** Start **

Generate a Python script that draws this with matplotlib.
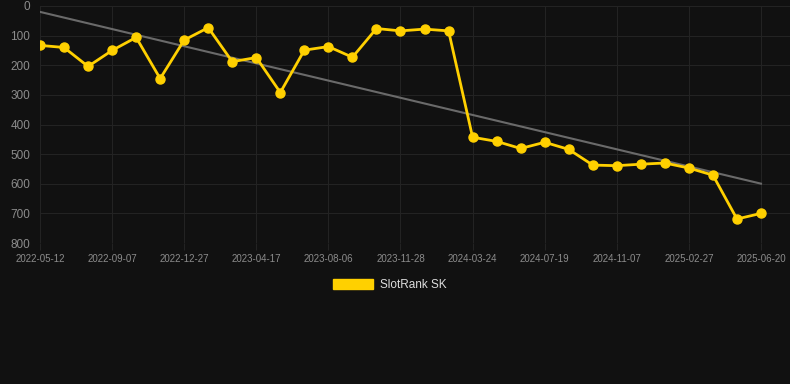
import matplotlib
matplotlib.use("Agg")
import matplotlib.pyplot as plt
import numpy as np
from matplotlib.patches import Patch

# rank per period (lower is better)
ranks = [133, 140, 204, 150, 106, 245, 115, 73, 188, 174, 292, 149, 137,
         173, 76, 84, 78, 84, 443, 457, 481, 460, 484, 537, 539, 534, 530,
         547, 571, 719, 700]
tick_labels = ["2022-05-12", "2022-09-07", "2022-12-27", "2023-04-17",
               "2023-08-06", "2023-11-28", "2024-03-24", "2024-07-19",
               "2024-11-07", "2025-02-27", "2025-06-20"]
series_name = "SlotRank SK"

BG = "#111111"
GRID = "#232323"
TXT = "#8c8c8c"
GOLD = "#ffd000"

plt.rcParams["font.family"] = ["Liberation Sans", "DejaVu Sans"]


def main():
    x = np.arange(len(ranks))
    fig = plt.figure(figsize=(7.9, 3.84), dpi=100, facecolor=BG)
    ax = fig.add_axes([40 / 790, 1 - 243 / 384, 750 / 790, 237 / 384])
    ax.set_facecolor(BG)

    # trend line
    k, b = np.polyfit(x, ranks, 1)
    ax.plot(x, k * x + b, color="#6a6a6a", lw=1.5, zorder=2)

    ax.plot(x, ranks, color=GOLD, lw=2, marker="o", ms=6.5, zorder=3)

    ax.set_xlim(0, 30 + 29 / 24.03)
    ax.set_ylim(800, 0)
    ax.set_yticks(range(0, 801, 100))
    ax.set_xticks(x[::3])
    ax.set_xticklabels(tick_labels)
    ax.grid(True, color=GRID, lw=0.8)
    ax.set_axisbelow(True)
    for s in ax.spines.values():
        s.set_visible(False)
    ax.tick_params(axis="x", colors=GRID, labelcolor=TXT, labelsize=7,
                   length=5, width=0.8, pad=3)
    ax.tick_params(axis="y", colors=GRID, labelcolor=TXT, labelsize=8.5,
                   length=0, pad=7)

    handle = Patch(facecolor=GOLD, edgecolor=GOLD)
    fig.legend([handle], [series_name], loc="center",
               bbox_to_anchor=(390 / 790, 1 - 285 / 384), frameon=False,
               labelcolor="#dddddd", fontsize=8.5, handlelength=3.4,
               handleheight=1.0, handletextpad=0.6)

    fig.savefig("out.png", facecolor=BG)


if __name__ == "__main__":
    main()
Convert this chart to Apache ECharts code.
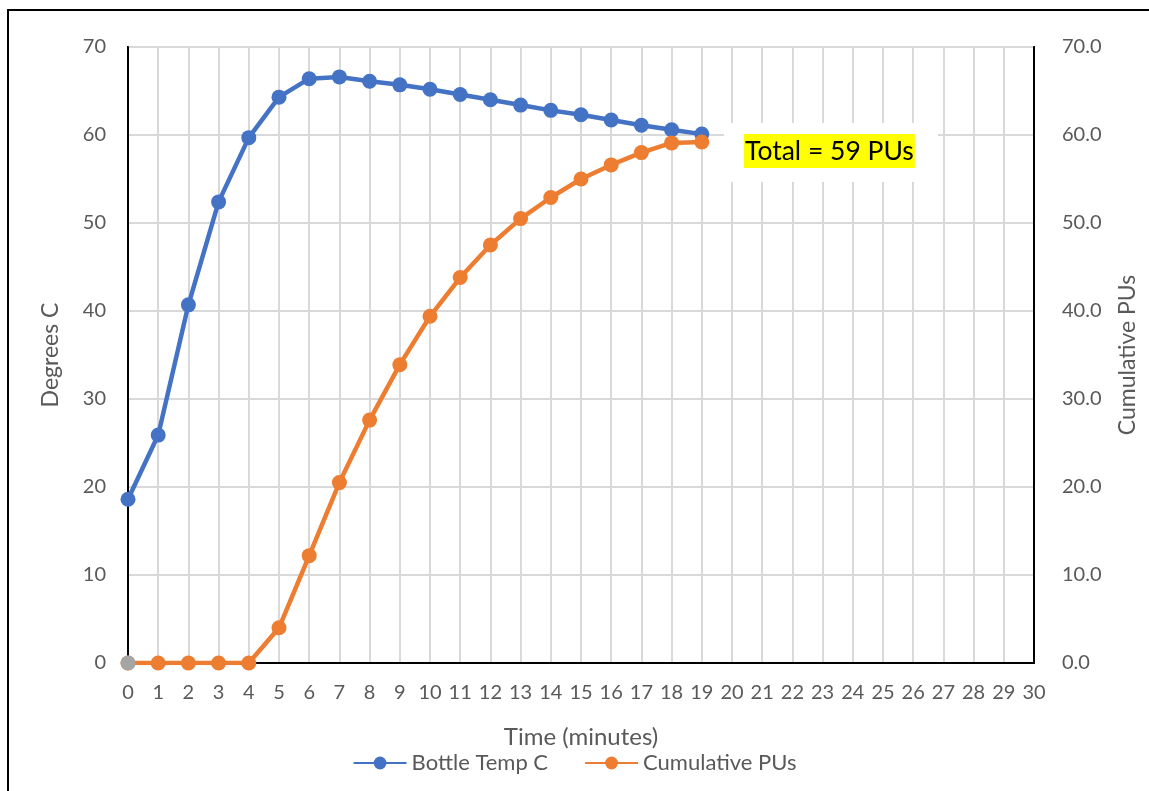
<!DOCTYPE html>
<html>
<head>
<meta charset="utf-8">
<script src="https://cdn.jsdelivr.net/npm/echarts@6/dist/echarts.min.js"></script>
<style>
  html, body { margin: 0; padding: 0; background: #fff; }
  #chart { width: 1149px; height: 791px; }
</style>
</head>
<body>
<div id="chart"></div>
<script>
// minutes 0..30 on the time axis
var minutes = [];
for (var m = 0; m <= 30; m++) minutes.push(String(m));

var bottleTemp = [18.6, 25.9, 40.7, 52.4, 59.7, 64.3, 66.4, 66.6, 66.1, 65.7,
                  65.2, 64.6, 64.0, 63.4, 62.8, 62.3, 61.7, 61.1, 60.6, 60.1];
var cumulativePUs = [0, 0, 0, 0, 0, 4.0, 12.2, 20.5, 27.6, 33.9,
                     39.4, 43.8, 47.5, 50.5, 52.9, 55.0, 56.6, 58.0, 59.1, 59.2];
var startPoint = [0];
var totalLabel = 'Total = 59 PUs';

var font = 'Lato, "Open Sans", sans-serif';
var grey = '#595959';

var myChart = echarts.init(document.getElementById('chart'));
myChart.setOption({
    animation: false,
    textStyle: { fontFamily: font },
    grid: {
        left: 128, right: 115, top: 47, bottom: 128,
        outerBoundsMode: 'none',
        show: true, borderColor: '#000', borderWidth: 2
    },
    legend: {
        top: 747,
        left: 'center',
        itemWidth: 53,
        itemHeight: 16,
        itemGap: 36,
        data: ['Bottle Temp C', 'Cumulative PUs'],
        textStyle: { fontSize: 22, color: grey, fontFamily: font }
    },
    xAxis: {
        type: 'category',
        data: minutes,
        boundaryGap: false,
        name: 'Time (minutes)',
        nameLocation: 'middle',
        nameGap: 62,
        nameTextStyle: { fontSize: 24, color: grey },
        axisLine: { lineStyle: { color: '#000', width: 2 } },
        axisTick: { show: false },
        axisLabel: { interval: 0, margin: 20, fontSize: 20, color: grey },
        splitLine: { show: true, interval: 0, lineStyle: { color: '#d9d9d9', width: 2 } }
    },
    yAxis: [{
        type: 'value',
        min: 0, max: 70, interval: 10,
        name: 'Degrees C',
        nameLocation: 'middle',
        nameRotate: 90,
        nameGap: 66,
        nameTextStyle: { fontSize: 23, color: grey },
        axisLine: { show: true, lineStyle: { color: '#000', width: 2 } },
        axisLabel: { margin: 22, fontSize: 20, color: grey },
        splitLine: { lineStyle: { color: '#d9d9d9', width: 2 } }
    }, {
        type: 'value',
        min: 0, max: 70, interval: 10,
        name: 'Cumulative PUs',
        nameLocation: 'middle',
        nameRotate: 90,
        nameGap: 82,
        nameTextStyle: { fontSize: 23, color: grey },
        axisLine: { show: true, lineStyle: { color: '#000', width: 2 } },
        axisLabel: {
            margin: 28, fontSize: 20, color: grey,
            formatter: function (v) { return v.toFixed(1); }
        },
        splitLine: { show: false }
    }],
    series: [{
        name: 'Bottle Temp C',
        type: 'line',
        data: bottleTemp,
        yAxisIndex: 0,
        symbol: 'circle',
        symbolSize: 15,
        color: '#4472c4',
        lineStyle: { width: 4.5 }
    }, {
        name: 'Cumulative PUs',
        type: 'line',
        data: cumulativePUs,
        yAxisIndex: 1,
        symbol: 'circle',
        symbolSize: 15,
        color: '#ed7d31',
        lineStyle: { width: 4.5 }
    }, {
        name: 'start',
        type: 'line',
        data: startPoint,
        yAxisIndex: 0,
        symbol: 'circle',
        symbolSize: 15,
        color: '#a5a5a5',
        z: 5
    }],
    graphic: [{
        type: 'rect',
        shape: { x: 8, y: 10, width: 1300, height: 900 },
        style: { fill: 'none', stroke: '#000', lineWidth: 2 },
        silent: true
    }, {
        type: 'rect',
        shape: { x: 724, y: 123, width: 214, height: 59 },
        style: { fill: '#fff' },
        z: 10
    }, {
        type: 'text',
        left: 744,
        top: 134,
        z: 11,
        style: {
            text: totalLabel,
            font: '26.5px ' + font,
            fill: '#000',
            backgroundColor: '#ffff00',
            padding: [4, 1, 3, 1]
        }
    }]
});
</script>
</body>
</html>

** End **
** Start **

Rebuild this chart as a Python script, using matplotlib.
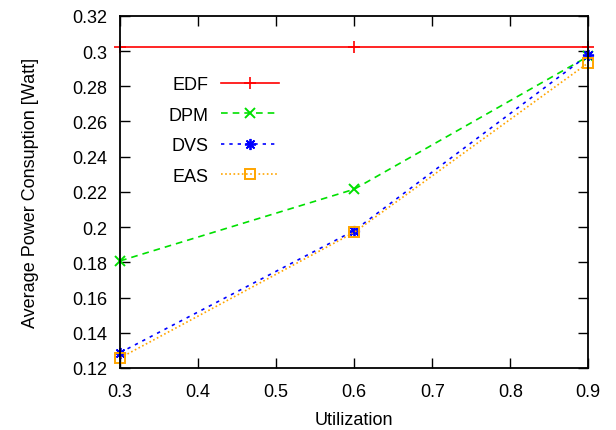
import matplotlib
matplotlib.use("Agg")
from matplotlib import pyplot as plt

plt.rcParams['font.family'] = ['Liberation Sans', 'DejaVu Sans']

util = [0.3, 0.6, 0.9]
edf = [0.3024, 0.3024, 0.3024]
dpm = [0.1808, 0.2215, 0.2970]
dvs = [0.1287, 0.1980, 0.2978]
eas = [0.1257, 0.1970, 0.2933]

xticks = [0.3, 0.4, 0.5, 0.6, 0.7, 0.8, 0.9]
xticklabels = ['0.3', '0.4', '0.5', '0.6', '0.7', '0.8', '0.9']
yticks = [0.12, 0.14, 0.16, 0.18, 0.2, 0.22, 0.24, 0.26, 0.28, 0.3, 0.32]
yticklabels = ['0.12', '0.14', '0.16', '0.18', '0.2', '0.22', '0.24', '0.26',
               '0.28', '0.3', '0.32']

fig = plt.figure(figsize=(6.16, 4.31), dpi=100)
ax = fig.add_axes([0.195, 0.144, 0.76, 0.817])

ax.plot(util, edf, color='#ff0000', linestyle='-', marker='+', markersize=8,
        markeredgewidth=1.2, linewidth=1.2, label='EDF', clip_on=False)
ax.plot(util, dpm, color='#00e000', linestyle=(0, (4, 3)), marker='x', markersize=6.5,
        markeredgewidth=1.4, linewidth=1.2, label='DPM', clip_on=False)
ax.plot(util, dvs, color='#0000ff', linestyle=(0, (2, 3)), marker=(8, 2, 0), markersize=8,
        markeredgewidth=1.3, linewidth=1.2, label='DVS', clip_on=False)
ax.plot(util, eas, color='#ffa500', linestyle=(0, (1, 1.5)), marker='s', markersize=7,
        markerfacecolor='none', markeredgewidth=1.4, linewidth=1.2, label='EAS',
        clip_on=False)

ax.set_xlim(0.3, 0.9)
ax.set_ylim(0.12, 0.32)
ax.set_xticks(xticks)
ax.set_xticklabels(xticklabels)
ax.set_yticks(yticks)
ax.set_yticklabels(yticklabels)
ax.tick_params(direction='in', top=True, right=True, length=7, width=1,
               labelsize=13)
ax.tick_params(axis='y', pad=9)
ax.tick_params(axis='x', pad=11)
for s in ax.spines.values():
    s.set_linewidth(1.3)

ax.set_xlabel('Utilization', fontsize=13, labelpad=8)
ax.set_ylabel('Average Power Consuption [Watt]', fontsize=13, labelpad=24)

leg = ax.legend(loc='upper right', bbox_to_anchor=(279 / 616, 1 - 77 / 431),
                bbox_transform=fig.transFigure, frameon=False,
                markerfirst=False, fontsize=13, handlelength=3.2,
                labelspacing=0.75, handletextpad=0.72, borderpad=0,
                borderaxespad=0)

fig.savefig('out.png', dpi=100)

** End **
** Start **

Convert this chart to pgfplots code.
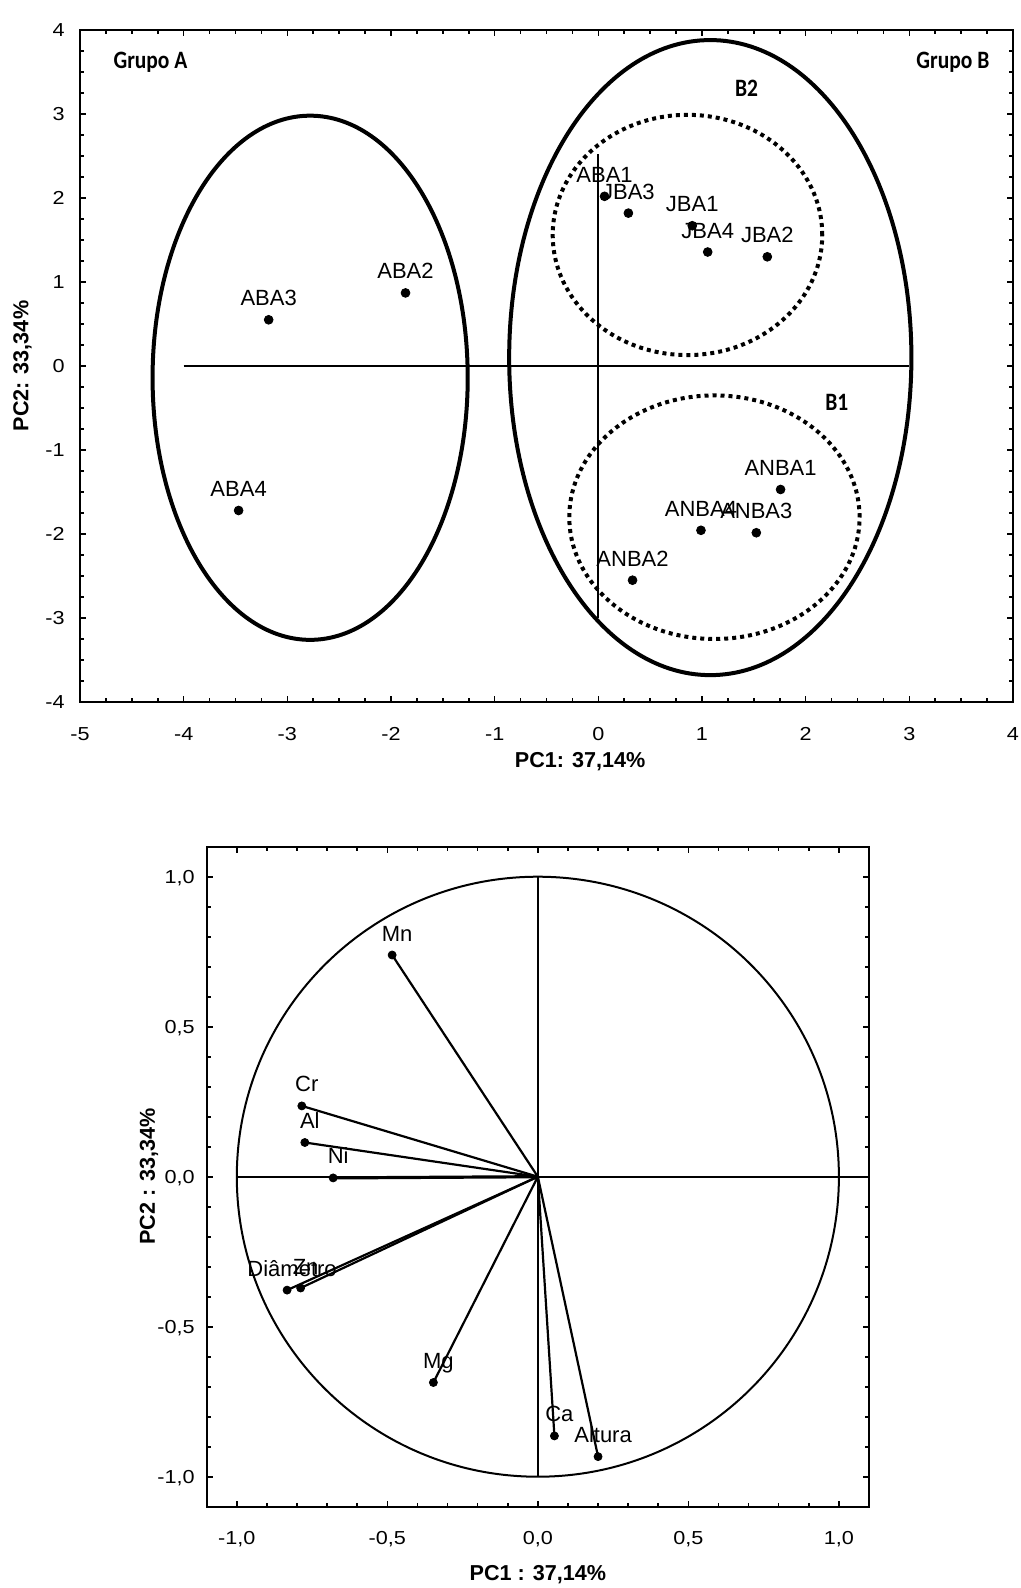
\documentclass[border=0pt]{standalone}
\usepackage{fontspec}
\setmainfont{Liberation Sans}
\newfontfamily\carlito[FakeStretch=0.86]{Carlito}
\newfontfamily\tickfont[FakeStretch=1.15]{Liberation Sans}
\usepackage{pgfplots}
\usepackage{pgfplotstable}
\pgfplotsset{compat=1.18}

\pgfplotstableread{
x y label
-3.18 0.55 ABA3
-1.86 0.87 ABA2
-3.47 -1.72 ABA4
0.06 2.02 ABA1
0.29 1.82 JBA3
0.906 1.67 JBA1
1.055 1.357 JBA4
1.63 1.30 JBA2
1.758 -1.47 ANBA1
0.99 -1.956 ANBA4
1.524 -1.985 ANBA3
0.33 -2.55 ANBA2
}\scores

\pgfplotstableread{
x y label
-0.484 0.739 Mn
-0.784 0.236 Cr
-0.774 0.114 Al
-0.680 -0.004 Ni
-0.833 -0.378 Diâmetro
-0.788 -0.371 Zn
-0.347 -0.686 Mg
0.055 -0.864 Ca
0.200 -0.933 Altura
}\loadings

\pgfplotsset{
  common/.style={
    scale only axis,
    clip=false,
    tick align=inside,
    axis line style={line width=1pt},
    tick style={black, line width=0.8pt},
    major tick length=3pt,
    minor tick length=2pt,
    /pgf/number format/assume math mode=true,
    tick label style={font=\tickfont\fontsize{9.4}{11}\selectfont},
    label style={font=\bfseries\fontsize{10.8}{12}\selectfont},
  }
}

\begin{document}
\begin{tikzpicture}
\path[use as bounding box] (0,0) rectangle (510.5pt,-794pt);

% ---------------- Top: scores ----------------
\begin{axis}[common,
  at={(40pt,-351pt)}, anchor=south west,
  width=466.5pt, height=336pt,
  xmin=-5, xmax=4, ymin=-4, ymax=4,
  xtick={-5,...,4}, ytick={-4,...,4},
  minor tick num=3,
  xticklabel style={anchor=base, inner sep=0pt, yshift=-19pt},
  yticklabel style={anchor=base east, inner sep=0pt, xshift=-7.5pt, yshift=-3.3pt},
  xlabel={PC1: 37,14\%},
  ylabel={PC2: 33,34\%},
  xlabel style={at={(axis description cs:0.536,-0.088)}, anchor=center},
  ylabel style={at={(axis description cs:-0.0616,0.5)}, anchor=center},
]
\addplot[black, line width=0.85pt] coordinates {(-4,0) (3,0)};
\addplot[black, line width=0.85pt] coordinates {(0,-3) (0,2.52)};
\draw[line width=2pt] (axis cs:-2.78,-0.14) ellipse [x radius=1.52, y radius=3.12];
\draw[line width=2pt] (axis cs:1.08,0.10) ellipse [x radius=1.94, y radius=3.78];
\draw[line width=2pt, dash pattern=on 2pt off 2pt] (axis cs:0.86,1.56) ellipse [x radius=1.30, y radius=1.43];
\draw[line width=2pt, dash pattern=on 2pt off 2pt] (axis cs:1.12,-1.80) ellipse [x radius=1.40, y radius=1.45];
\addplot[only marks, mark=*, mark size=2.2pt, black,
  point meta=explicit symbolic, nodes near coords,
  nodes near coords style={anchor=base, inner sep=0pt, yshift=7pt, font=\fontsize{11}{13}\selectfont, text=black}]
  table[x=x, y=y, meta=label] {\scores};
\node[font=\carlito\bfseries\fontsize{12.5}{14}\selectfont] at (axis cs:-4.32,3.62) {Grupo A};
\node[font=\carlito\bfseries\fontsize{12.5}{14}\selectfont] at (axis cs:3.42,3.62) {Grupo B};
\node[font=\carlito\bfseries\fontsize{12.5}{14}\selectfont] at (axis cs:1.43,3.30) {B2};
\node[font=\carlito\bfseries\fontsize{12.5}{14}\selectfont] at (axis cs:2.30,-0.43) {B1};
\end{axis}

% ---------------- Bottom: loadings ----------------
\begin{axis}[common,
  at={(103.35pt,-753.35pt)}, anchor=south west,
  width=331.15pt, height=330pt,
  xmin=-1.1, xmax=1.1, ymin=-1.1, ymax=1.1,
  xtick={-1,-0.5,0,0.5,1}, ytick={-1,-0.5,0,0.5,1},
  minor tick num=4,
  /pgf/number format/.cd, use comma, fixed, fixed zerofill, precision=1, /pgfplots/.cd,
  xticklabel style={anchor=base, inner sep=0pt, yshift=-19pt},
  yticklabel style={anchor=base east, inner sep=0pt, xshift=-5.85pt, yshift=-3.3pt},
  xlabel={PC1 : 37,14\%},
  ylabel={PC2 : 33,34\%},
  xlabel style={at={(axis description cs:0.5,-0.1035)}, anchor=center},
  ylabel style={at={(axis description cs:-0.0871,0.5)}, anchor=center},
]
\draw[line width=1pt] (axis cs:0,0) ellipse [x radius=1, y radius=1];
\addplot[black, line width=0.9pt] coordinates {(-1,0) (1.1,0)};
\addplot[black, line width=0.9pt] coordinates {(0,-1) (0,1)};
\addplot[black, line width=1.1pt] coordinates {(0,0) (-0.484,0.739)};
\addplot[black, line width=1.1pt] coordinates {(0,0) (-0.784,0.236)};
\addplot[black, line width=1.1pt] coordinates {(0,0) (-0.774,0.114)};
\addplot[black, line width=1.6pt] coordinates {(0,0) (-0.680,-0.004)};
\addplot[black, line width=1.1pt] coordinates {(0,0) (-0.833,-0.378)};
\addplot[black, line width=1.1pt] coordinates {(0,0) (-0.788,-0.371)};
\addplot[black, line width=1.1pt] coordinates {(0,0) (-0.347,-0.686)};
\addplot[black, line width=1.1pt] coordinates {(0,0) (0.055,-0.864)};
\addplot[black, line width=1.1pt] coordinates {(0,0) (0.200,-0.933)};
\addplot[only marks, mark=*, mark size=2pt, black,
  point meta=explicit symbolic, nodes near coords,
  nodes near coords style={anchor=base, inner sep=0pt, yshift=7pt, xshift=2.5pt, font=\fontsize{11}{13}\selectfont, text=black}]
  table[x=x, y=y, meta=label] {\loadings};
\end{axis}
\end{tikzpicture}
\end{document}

** End **

Objective:
What's needed is an exact copy of the lines above from the one with "Generate a Python" through the one with "length=0, pad=7)", both included; the pictures stay out.

Solution for this problem:
Generate a Python script that draws this with matplotlib.
import matplotlib
matplotlib.use("Agg")
import matplotlib.pyplot as plt
import numpy as np
from matplotlib.patches import Patch

# rank per period (lower is better)
ranks = [133, 140, 204, 150, 106, 245, 115, 73, 188, 174, 292, 149, 137,
         173, 76, 84, 78, 84, 443, 457, 481, 460, 484, 537, 539, 534, 530,
         547, 571, 719, 700]
tick_labels = ["2022-05-12", "2022-09-07", "2022-12-27", "2023-04-17",
               "2023-08-06", "2023-11-28", "2024-03-24", "2024-07-19",
               "2024-11-07", "2025-02-27", "2025-06-20"]
series_name = "SlotRank SK"

BG = "#111111"
GRID = "#232323"
TXT = "#8c8c8c"
GOLD = "#ffd000"

plt.rcParams["font.family"] = ["Liberation Sans", "DejaVu Sans"]


def main():
    x = np.arange(len(ranks))
    fig = plt.figure(figsize=(7.9, 3.84), dpi=100, facecolor=BG)
    ax = fig.add_axes([40 / 790, 1 - 243 / 384, 750 / 790, 237 / 384])
    ax.set_facecolor(BG)

    # trend line
    k, b = np.polyfit(x, ranks, 1)
    ax.plot(x, k * x + b, color="#6a6a6a", lw=1.5, zorder=2)

    ax.plot(x, ranks, color=GOLD, lw=2, marker="o", ms=6.5, zorder=3)

    ax.set_xlim(0, 30 + 29 / 24.03)
    ax.set_ylim(800, 0)
    ax.set_yticks(range(0, 801, 100))
    ax.set_xticks(x[::3])
    ax.set_xticklabels(tick_labels)
    ax.grid(True, color=GRID, lw=0.8)
    ax.set_axisbelow(True)
    for s in ax.spines.values():
        s.set_visible(False)
    ax.tick_params(axis="x", colors=GRID, labelcolor=TXT, labelsize=7,
                   length=5, width=0.8, pad=3)
    ax.tick_params(axis="y", colors=GRID, labelcolor=TXT, labelsize=8.5,
                   length=0, pad=7)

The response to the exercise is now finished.